This is Aisha's story
Today, MPs are debating the shocking rise in pregnancy and maternity discrimination. A report published this summer by the Equality and Human Rights Commission and Department for Business Innovation and Skills has shown the number of cases of women suffering such discrimination has almost doubled over the past ten years.
My colleague Cat Smith MP, shadow spokesperson for Women and Equalities will be responding to the Westminster Hall debate later today.
Over the last year there have been 54,000 pregnant women and new mothers who have been forced out of their jobs. This is roughly twice the number in 2004.
Most of the significant pieces of legislation that have protected and advanced the rights of women and mothers in work have been implemented under a Labour government – the equal pay act, the sex discrimination act, increased maternity rights and the introduction of paternity leave.
This progress is now being undermined by the Conservative government, particularly with the introduction of tribunal fees. Since the introduction of tribunal fees in 2013 the number of pregnancy discrimination cases being brought forward has fallen dramatically.
The £1,200 application and hearing fees for taking a discrimination claim to an employment tribunal has meant that fewer than 3 per cent of women experiencing pregnancy discrimination now take their case forward to tribunal.
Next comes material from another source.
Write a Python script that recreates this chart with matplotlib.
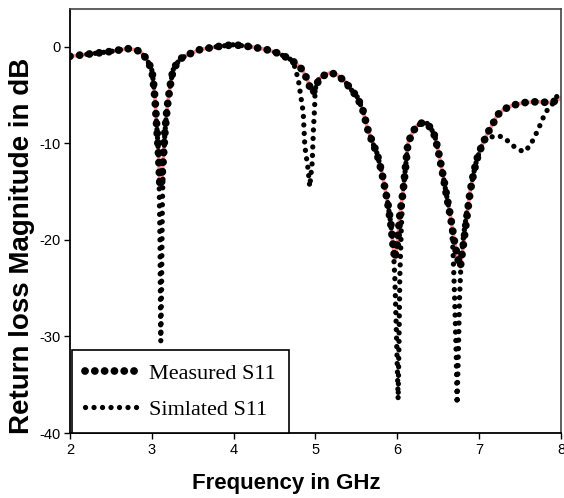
import matplotlib
matplotlib.use('Agg')
import matplotlib.pyplot as plt
from matplotlib.lines import Line2D

# frequency (GHz) / return loss (dB)
meas_freq = [2.00, 2.10, 2.20, 2.30, 2.40, 2.50, 2.60, 2.70, 2.78, 2.86, 2.94, 3.00, 3.02,
             3.04, 3.06, 3.08, 3.10, 3.12, 3.14, 3.16, 3.18, 3.20, 3.23, 3.26, 3.34, 3.45,
             3.59, 3.80, 4.00, 4.20, 4.40, 4.55, 4.69, 4.77, 4.84, 4.90, 4.94, 4.97, 5.01,
             5.05, 5.10, 5.18, 5.26, 5.36, 5.45, 5.51, 5.58, 5.64, 5.70, 5.75, 5.81, 5.88,
             5.92, 5.95, 5.97, 6.00, 6.03, 6.07, 6.13, 6.19, 6.24, 6.30, 6.36, 6.42, 6.46,
             6.51, 6.56, 6.61, 6.65, 6.70, 6.74, 6.77, 6.81, 6.85, 6.89, 6.93, 6.97, 7.03,
             7.10, 7.18, 7.22, 7.30, 7.40, 7.54, 7.71, 7.87, 7.94, 8.00]
meas_db = [-1.0, -0.9, -0.8, -0.7, -0.6, -0.5, -0.35, -0.2, -0.3, -0.5, -1.3, -2.4, -3.7,
           -5.5, -8.2, -10.7, -14.5, -14.0, -11.7, -8.9, -7.0, -5.5, -3.8, -2.4, -1.3, -0.8,
           -0.3, 0.0, 0.2, 0.0, -0.3, -0.7, -1.3, -1.8, -2.4, -3.4, -4.4, -4.8, -4.0,
           -3.3, -3.0, -2.7, -2.9, -3.6, -4.6, -5.2, -6.6, -8.6, -10.0, -11.0, -13.0, -16.0,
           -18.3, -20.7, -22.0, -20.5, -17.5, -15.0, -10.0, -8.8, -8.2, -7.9, -7.9, -8.6, -9.3,
           -11.2, -13.4, -15.8, -17.6, -20.3, -22.0, -22.8, -20.3, -17.6, -15.0, -13.2, -11.7, -10.3,
           -9.0, -7.8, -7.1, -6.5, -6.1, -5.8, -5.7, -5.8, -5.6, -5.3]

sim_freq = [2.00, 2.10, 2.20, 2.30, 2.40, 2.50, 2.60, 2.70, 2.78, 2.86, 2.94, 3.00, 3.02,
            3.04, 3.06, 3.08, 3.09, 3.10, 3.105, 3.11, 3.12, 3.125, 3.13, 3.14, 3.16, 3.18,
            3.20, 3.23, 3.26, 3.34, 3.45, 3.59, 3.80, 4.00, 4.20, 4.40, 4.55, 4.69, 4.74,
            4.79, 4.85, 4.87, 4.91, 4.93, 4.96, 4.975, 4.99, 4.995, 5.02, 5.06, 5.10, 5.18,
            5.26, 5.36, 5.45, 5.51, 5.58, 5.64, 5.70, 5.75, 5.81, 5.88, 5.92, 5.95, 5.97,
            5.99, 6.01, 6.02, 6.03, 6.05, 6.07, 6.13, 6.19, 6.24, 6.30, 6.36, 6.42, 6.46,
            6.51, 6.56, 6.61, 6.65, 6.68, 6.70, 6.72, 6.73, 6.745, 6.76, 6.78, 6.81, 6.85,
            6.89, 6.93, 6.97, 7.03, 7.10, 7.13, 7.22, 7.30, 7.42, 7.54, 7.62, 7.72, 7.81,
            7.91, 7.97, 8.00]
sim_db = [-1.0, -0.9, -0.8, -0.7, -0.6, -0.5, -0.35, -0.2, -0.3, -0.5, -1.3, -2.4, -3.7,
          -5.5, -8.2, -10.7, -14.0, -20.0, -26.0, -30.5, -25.0, -20.0, -16.0, -12.5, -8.9, -7.0,
          -5.5, -3.8, -2.4, -1.3, -0.8, -0.3, 0.0, 0.2, 0.0, -0.3, -0.7, -1.3, -1.9,
          -3.4, -6.8, -10.3, -12.7, -14.5, -12.0, -8.6, -6.2, -4.5, -3.6, -3.2, -3.0, -2.7,
          -2.9, -3.6, -4.6, -5.2, -6.6, -8.6, -10.0, -11.0, -13.0, -16.0, -18.3, -20.7, -24.0,
          -30.0, -36.5, -31.0, -24.0, -18.5, -15.0, -10.0, -8.8, -8.2, -7.9, -7.9, -8.6, -9.3,
          -11.2, -13.4, -15.8, -17.6, -21.0, -26.0, -32.0, -37.0, -32.0, -26.0, -22.0, -19.5, -17.0,
          -15.0, -13.2, -11.7, -10.3, -9.3, -9.4, -9.2, -9.4, -10.3, -10.9, -10.3, -8.6, -6.8,
          -5.8, -4.8, -4.6]

x_ticks = [2, 3, 4, 5, 6, 7, 8]
y_ticks = [0, -10, -20, -30, -40]

plt.rcParams['font.family'] = ['Liberation Sans', 'DejaVu Sans']
plt.rcParams['axes.unicode_minus'] = False

meas_style = dict(color='black', lw=5.6, linestyle=(0, (0.01, 1.25)), dash_capstyle='round')
sim_style = dict(color='black', lw=3.8, linestyle=(0, (0.01, 1.6)), dash_capstyle='round')

fig = plt.figure(figsize=(5.64, 4.98), dpi=100)
ax = fig.add_axes([0.124, 0.1305, 0.8707, 0.8515])

# measured: thin red trace under big round dots
ax.plot(meas_freq, meas_db, color='#ff3030', lw=2.6, alpha=0.55, zorder=2)
ax.plot(meas_freq, meas_db, zorder=3, **meas_style)
# simulated: smaller dots
ax.plot(sim_freq, sim_db, zorder=2.5, **sim_style)

ax.set_xlim(2, 8)
ax.set_ylim(-40, 3.9)
ax.set_xticks(x_ticks)
ax.set_yticks(y_ticks)
ax.tick_params(direction='out', length=4, width=1, labelsize=10.5, pad=3)
for side in ['left', 'bottom']:
    ax.spines[side].set_color('black')
    ax.spines[side].set_linewidth(1.3)
for side in ['top', 'right']:
    ax.spines[side].set_color('#444444')
    ax.spines[side].set_linewidth(1.2)

ax.set_xlabel('Frequency in GHz', fontsize=16, fontweight='bold')
ax.xaxis.set_label_coords(0.44, -0.12)
ax.xaxis.label.set_va('center')
ax.set_ylabel('Return loss Magnitude in dB', fontsize=20, fontweight='bold')
ax.yaxis.set_label_coords(-0.098, 0.441)
ax.yaxis.label.set_va('center')

handles = [Line2D([], [], **meas_style), Line2D([], [], **sim_style)]
leg = ax.legend(handles, ['Measured S11', 'Simlated S11'], loc='lower left',
                bbox_to_anchor=(0.004, 0.0), borderaxespad=0, fancybox=False,
                edgecolor='black', framealpha=1, handlelength=2.4, handletextpad=0.45,
                borderpad=0.6, labelspacing=0.7,
                prop={'family': ['Liberation Serif'], 'size': 16})
leg.get_frame().set_linewidth(1.2)

fig.savefig('out.png', dpi=100)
To hear what it’s really like to face maternity discrimination in the workplace, the Labour Women and Equalities team spoke to Aisha from North London, who had a baby earlier this year, and suffered health problems while working. This is Aisha’s story:
“I’m pleased MPs are debating the issue of pregnant women being discriminated against at work. That was exactly what happened to me when I became pregnant earlier this year, in my job in a well-known high street store. Despite my employer being a household name, the treatment I received at work shocked me.
“It was my job to manage the milk delivery to the store, starting at 6am. One day, I pulled a muscle lifting a heavy crate. The pain lasted quite a while so I went to see my doctor. To my surprise I discovered I was eight weeks pregnant. This was not a planned pregnancy (I was already a mum to two wonderful children), but although I was worried about money and how I would cope, I looked forward to my new baby as a blessing.
“I told my deputy manager I was pregnant, but I didn’t want to tell the store manager. He hadn’t been sympathetic to health problems I’d had in the past, and I was worried about his reaction if I needed time off because of my pregnancy.
“But I was worried about heavy lifting in my job, so eventually I informed my manager. I could tell he wasn’t happy. He said I had a choice: stay in this job, or reduce my hours and go back on the tills. That would have meant less money, and with a baby coming, I couldn’t afford to take fewer hours.
“No risk assessment was carried out. I carried on with the milk delivery, asking other team members to help me. But although they were great, and took as much heavy work off me as they could, I felt uneasy and began to worry about the baby.
“After a while, I began to suffer pain. I went to see my GP. It turned out I had a condition called SPD (symphysis pubis dysfunction). I told my boss, and he agreed I would move back to the tills but on a reduced contract – earning less money.
“As my stomach got bigger I found it harder and harder to move around, walk, or even sit down, so I used up some of my holiday and took early maternity leave. But then I got a real shock. Because I had cut my hours before taking leave, I hadn’t earned enough in the eight weeks prior to the baby being due to qualify for statutory maternity pay and was told that I would have to apply for maternity pay from the job centre.
“My employer would have known that. But no one in HR had advised me. No one had told me about my rights at work. No one had paid any attention to my health and safety, or that of my baby.
“This happened to me in a well-known company that should have known better. But too often, individual managers don’t know or don’t care about the law that protects pregnant women at work, even if the company has good policies.
“Now I know I’m not alone, that thousands of women face discrimination like I did, and that’s why I’m speaking out. We need much stronger protection for pregnant women at work, better training for bosses, access for mums to expert advice, and to legal redress if needed. Tory policies to introduce tribunal fees and their attack on trade unions won’t make women like me safer.
“I’ll be listening to the debate to hear what the government is going to do about pregnancy discrimination. I am shocked to hear that the situation is so much worse than ten years ago – the clock has been turned back for women at work.”